ESMA begins detailing central clearing of OTC derivatives

The European Securities and Markets Authority (ESMA) has launched a Discussion Paper to prepare the regulatory technical standards (RTS) which will implement provisions of the European Markets Infrastructure Regulation (EMIR) regarding the obligation to centrally clear OTC derivatives.

The consultation is aimed at assisting ESMA in developing its approach to determining which classes of OTC derivatives need to be centrally cleared and the phase-in periods for the counterparties concerned.

EMIR introduced provisions to improve transparency, establish common rules for central counterparties (CCPs) and for trade repositories (TRs) and to reduce the risks associated with the OTC derivatives market. It provides for the obligation to centrally clear OTC derivative contracts or to apply risk mitigation techniques such as the exchange of collateral.

Steven Maijoor, ESMA Chair, said: “Our consultation is a first important step in shaping the details of how central clearing of OTC derivatives will work in the European Union. Having these trades centrally cleared and ultimately making post-trade data available to investors will increase the robustness, transparency and stability of the financial system.”

Procedure to define asset classes for central clearing
The Discussion Paper on the clearing obligation outlines ESMA’s approach in determining:
• the characteristics of OTC derivative classes that should be subject to the clearing obligation;
• the date(s) from which the clearing obligation takes effect, including any phase-in and the categories of counterparties to which the obligation applies; and
• the minimum remaining maturity of the OTC derivative contracts referred to under EMIR.

The paper also provides a high level analysis of the current readiness of derivative asset classes regarding the clearing obligation on the basis of some of the criteria that ESMA will take into account when defining the classes for central clearing. The following elements are set out:
• the standardisation, volume and liquidity of relevant classes of OTC derivatives;
• the availability of data related to OTC derivative markets; and
• the experience in clearing and the international regulatory framework.

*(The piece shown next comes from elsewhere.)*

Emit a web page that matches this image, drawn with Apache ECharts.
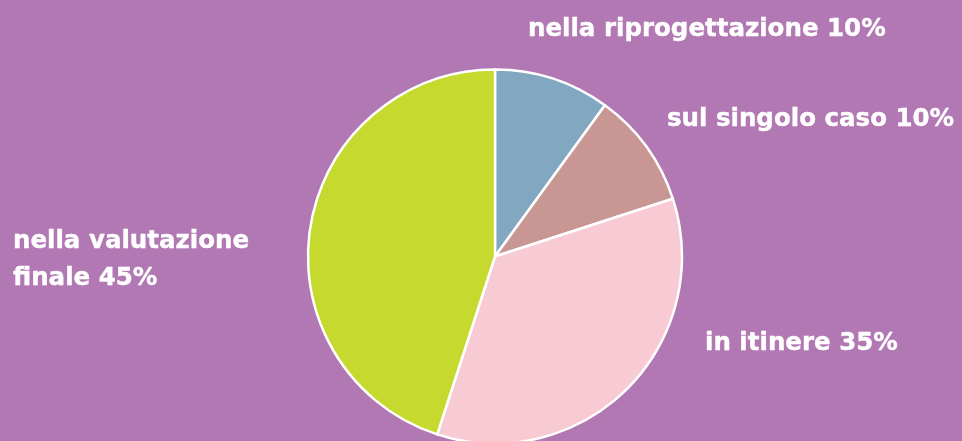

EMIR covers most derivative types and applies to financial and non-financial counterparties. The clearing obligation only applies to financial counterparties and non-financial counterparties above the clearing threshold. Currently, 13 CCPs provide OTC clearing for five asset classes – interest rate derivatives, credit derivatives, equity derivatives, forex and commodity derivatives – within the European Union.
ESMA’s procedure to define the classes that should be centrally cleared will only begin when a CCP is authorised under EMIR, or when ESMA has recognised CCP based outside the EU. Currently, no CCPs have yet been authorised under EMIR as the applications are still being assessed.

Next steps
The Discussion Paper is open for feedback until 12 September 2013. ESMA will use the feedback received to draft its technical standards on the clearing obligation, which will be presented in future public consultations.